Cauim: quase 500 anos de proibição e enfim liberado para consumo
O cauim — bebida feita originalmente de mandioca, mas também de milho, frutas e tubérculos, por meio da mastigação fermentativa — ainda hoje é amplamente consumido em rituais por mais de 200 etnias indígenas, como parte de um rico e complexo patrimônio da cultura material ancestral brasileira.
No entanto, essa bebida foi severamente suprimida pelos europeus nos centros urbanos.
Curiosamente, os portugueses chegaram ao Brasil e ao Japão quase simultaneamente, no início do século XVI. Em lados opostos do globo, encontraram culturas profundamente marcadas por códigos de honra e ética marcial.
No Brasil, assim como no Japão dos samurais, morrer capturado era considerado uma boa morte — como bem retratado no romance Juca Pirama, de Gonçalves Dias. Essa visão, embora envolta em brutalidade aos olhos europeus, despertava tanto estranhamento quanto admiração.
Mas a Igreja Católica tinha outra agenda para o Brasil.

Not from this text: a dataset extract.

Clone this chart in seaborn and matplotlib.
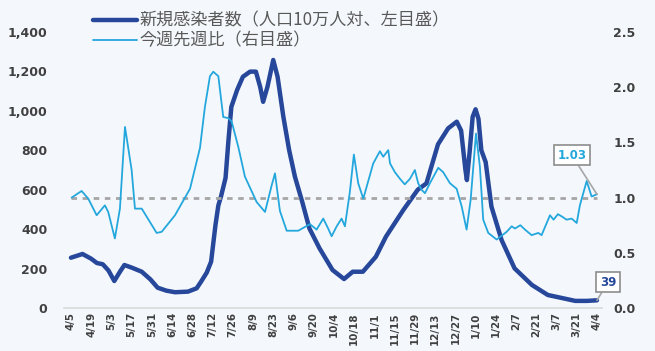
import matplotlib
matplotlib.use("Agg")
import matplotlib.pyplot as plt
import seaborn as sns
import pandas as pd
from matplotlib.lines import Line2D

# ---------------- data ----------------
start_date = "2021-04-05"
tick_labels = ["4/5", "4/19", "5/3", "5/17", "5/31", "6/14", "6/28", "7/12", "7/26",
               "8/9", "8/23", "9/6", "9/20", "10/4", "10/18", "11/1", "11/15", "11/29",
               "12/13", "12/27", "1/10", "1/24", "2/7", "2/21", "3/7", "3/21", "4/4"]

# new cases per 100k (left axis), day offset from start_date
case_days = [0, 8, 14, 18, 22, 26, 30, 34, 37, 42, 49, 55, 60, 66, 72, 81, 87, 90, 94, 97,
             100, 102, 104, 107, 109, 111, 115, 119, 124, 128, 131, 133, 136, 140, 143, 147,
             151, 155, 160, 165, 172, 181, 189, 195, 202, 211, 218, 230, 240, 246, 254, 261,
             267, 270, 273, 274, 276, 278, 280, 282, 284, 287, 291, 298, 307, 319, 330, 349,
             357, 364]
case_vals = [255, 274, 250, 228, 222, 190, 137, 185, 218, 205, 184, 145, 103, 88, 80, 83, 100,
             133, 180, 235, 420, 520, 570, 660, 850, 1020, 1106, 1173, 1199, 1199, 1120, 1046,
             1122, 1258, 1173, 970, 801, 666, 540, 404, 303, 193, 147, 184, 184, 260, 362, 497,
             600, 632, 830, 911, 945, 900, 700, 649, 800, 970, 1008, 960, 800, 740, 514, 345,
             201, 117, 66, 36, 36, 39]

# week-on-week ratio (right axis)
ratio_days = [0.5, 7.4, 12, 17.8, 23.5, 25.8, 30.4, 33.9, 37.4, 42, 44.3, 49, 59.3, 62.8, 72,
              82.4, 89.3, 92.7, 96.2, 98.5, 102, 105.4, 108.9, 111.2, 115.8, 120.4, 128.5,
              134.3, 138.9, 141.2, 144.6, 149.3, 157.3, 165.4, 170, 174.6, 178, 180.4, 183.9,
              187.3, 189.6, 193, 195.8, 198.8, 202.3, 209.2, 213.8, 216.1, 219.6, 220.8, 224.2,
              227.7, 231, 234.6, 238, 240.3, 242.7, 245, 248.4, 254.2, 257.6, 262.3, 266.9, 270.4,
              273.8, 276.6, 280.3, 283, 285.3, 288.8, 294.6, 301.5, 305, 307.3, 311, 314.2, 318.8,
              323.4, 325.7, 331.5, 334, 337, 339.6, 343, 346.5, 350, 352.2, 356.9, 360.3, 364]
ratio_vals = [1.00, 1.06, 0.99, 0.84, 0.93, 0.87, 0.63, 0.90, 1.64, 1.25, 0.90, 0.90, 0.68,
              0.69, 0.84, 1.08, 1.45, 1.82, 2.10, 2.14, 2.10, 1.73, 1.72, 1.69, 1.46, 1.19, 0.96,
              0.87, 1.11, 1.22, 0.88, 0.70, 0.70, 0.76, 0.71, 0.81, 0.72, 0.65, 0.74, 0.81, 0.74,
              1.05, 1.39, 1.13, 0.99, 1.31, 1.42, 1.37, 1.43, 1.31, 1.23, 1.17, 1.12, 1.17, 1.25,
              1.13, 1.07, 1.04, 1.13, 1.27, 1.23, 1.13, 1.08, 0.92, 0.71, 0.98, 1.58, 1.28, 0.80,
              0.68, 0.62, 0.69, 0.74, 0.72, 0.75, 0.71, 0.66, 0.68, 0.66, 0.84, 0.80, 0.85, 0.83,
              0.80, 0.81, 0.77, 0.93, 1.15, 1.01, 1.03]

label_cases = "新規感染者数（人口10万人対、左目盛）"
label_ratio = "今週先週比（右目盛）"
left_ticks = [0, 200, 400, 600, 800, 1000, 1200, 1400]
right_ticks = [0.0, 0.5, 1.0, 1.5, 2.0, 2.5]

# ---------------- style ----------------
BG = "#F4F8FC"
DARK = "#27489A"
LIGHT = "#24A7DD"
TXT = "#404040"

sns.set_theme(style="white")
plt.rcParams["font.family"] = ["DejaVu Sans", "Noto Sans CJK JP"]

start = pd.Timestamp(start_date)
case_df = pd.DataFrame({"date": start + pd.to_timedelta(case_days, unit="D"), "v": case_vals})
ratio_df = pd.DataFrame({"date": start + pd.to_timedelta(ratio_days, unit="D"), "v": ratio_vals})
tick_dates = pd.date_range(start, periods=len(tick_labels), freq="14D")

fig = plt.figure(figsize=(6.55, 3.51), dpi=100, facecolor=BG)
ax = fig.add_axes([64 / 655, 1 - 308 / 351, (602 - 64) / 655, (308 - 32) / 351])
ax.set_facecolor(BG)
ax2 = ax.twinx()

sns.lineplot(data=case_df, x="date", y="v", ax=ax, color=DARK, lw=3.2, legend=False)
sns.lineplot(data=ratio_df, x="date", y="v", ax=ax2, color=LIGHT, lw=1.3, legend=False)

ax2.hlines(1.0, case_df["date"].iloc[0], case_df["date"].iloc[-1], colors="#A6A6A6",
           linestyles=(0, (2, 2)), lw=2, zorder=1)

ax.set_xlim(start - pd.Timedelta(days=4.8), start + pd.Timedelta(days=367.5))
ax.set_ylim(0, 1400)
ax2.set_ylim(0, 2.5)

ax.set_xticks(tick_dates)
ax.set_xticklabels(tick_labels, rotation=90, fontsize=7.4, fontweight="bold", color=TXT)
ax.set_yticks(left_ticks)
ax.set_yticklabels([f"{t:,}" for t in left_ticks], fontsize=9, fontweight="bold", color=TXT)
ax2.set_yticks(right_ticks)
ax2.set_yticklabels([f"{t:.1f}" for t in right_ticks], fontsize=9, fontweight="bold", color=TXT)
ax.tick_params(axis="x", length=0, pad=3)
ax.tick_params(axis="y", length=0, pad=12)
ax2.tick_params(axis="y", length=0, pad=8)
ax.set_xlabel("")
ax.set_ylabel("")
ax2.set_ylabel("")
ax.grid(False)
ax2.grid(False)

for a in (ax, ax2):
    for s in ("top", "left", "right", "bottom"):
        a.spines[s].set_visible(False)
ax.spines["bottom"].set_visible(True)
ax.spines["bottom"].set_color("#D9D9D9")
ax.spines["bottom"].set_linewidth(1.2)

# annotations
last_r = ratio_df.iloc[-1]
ax2.annotate(f"{last_r['v']:.2f}", xy=(last_r["date"], last_r["v"]), xytext=(-18, 28),
             textcoords="offset points", ha="center", va="center",
             fontsize=8.5, fontweight="bold", color=LIGHT,
             bbox=dict(boxstyle="square,pad=0.3", fc="white", ec="#8C8C8C", lw=1.2),
             arrowprops=dict(arrowstyle="-", color="#A6A6A6", lw=1.2, shrinkA=0, shrinkB=0))
last_c = case_df.iloc[-1]
ax.annotate(f"{last_c['v']:,}", xy=(last_c["date"], last_c["v"]), xytext=(8, 13),
            textcoords="offset points", ha="center", va="center",
            fontsize=8.5, fontweight="bold", color=DARK,
            bbox=dict(boxstyle="square,pad=0.3", fc="white", ec="#8C8C8C", lw=1.2),
            arrowprops=dict(arrowstyle="-", color="#A6A6A6", lw=1.2, shrinkA=0, shrinkB=0))

# legend
handles = [Line2D([], [], color=DARK, lw=3.2), Line2D([], [], color=LIGHT, lw=1.3)]
leg = fig.legend(handles, [label_cases, label_ratio], loc="upper left",
                 bbox_to_anchor=(86 / 655, 1 - 5 / 351), frameon=False,
                 prop={"family": ["Noto Sans CJK JP", "DejaVu Sans"], "size": 12.3},
                 handlelength=2.6, handletextpad=0.15, labelspacing=0.1, borderaxespad=0)
for t in leg.get_texts():
    t.set_color("#595959")

fig.savefig("out.png", dpi=100, facecolor=BG)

O primeiro marco da repressão ao cauim ocorreu por volta de 1550, quando o cacique Tibiriçá — já batizado como Martim Afonso — renunciou à sua cultura originária. Em um gesto simbólico, impediu que mulheres necrófagas devorassem um prisioneiro guaiana cativo, esbravejando e chutando os vasos em forma de cambuci usados para fermentar o cauim. Isso aconteceu na região do Inhapuambuçu — entre os rios Anhangabaú e Tamanduateí, no atual centro de São Paulo. Esse episódio passou a ser interpretado como o início da proibição do cauim.
Mais tarde, o Marquês de Pombal intensificou essa repressão com a Lei do Diretório dos Índios, seguida pelo Alvará de 1759, que proibiu o uso de línguas indígenas — incluindo o Tupi Antigo.
Por quase 500 anos, o cauim desapareceu do mapa (literalmente): o MAPA (Ministério da Agricultura) só o reconhecia como ingrediente da tiquira, sem regulamentação própria para sua comercialização.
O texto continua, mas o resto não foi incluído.